[XML-SIG] xml.dom.ext.reader.HtmlLib

Alexandre Fayolle Alexandre.Fayolle@logilab.fr
Tue, 17 Jul 2001 11:02:03 +0200 (CEST)


Hello,

I was hunting for a bug in Narval, and ended up in
xml.dom.ext.reader.HtmlLib. I would like some feedback on this to know
is this is indeed a bug, a documentation issue, or just me daydreaming
that all APIs should do what I'd like them to, instead of what the coder
meant.

When I use xml.dom.ext.reader.Sax2, if I pass an ownerDocument to the
reader when reading the data, I'll get back a DocumentFragment, belonging
to the same document. 

With HtmlLib's reader, this is not the case : the owner document I'm
passing is getting emptied.

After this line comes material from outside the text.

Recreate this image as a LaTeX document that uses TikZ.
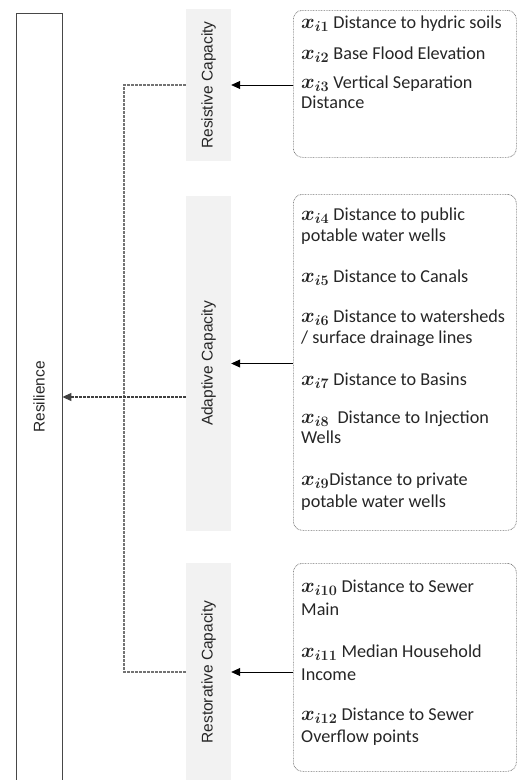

Cf. line 42-46:
        if doc:
            while doc.firstChild:
                # Empty out the document
                node = doc.removeChild(doc.firstChild)
                ReleaseNode(node)

First (minor) thing is, this supposes I'm using a 4DOM document, since it
uses ReleaseNode, second (important) thing is, I'm much annoyed that the
document should be emptied, since in the case at hand, it already had some
contents, and I was merely passing it in order to be sure that the right
DOM implementation would be used, and to avoid an expensive call to
importNode.

As a side note, Sgmlop.HtmlParser uses non NS methods to build it's
DOM. Is this what is intended ?

I'll be glad to work on some patches, hopefully in time for PyXML 0.6.6,
once the correct behaviour has been agreed on.

Cheers,

Alexandre Fayolle
-- 
LOGILAB, Paris (France).
http://www.logilab.com   http://www.logilab.fr  http://www.logilab.org
Narval, the first software agent available as free software (GPL).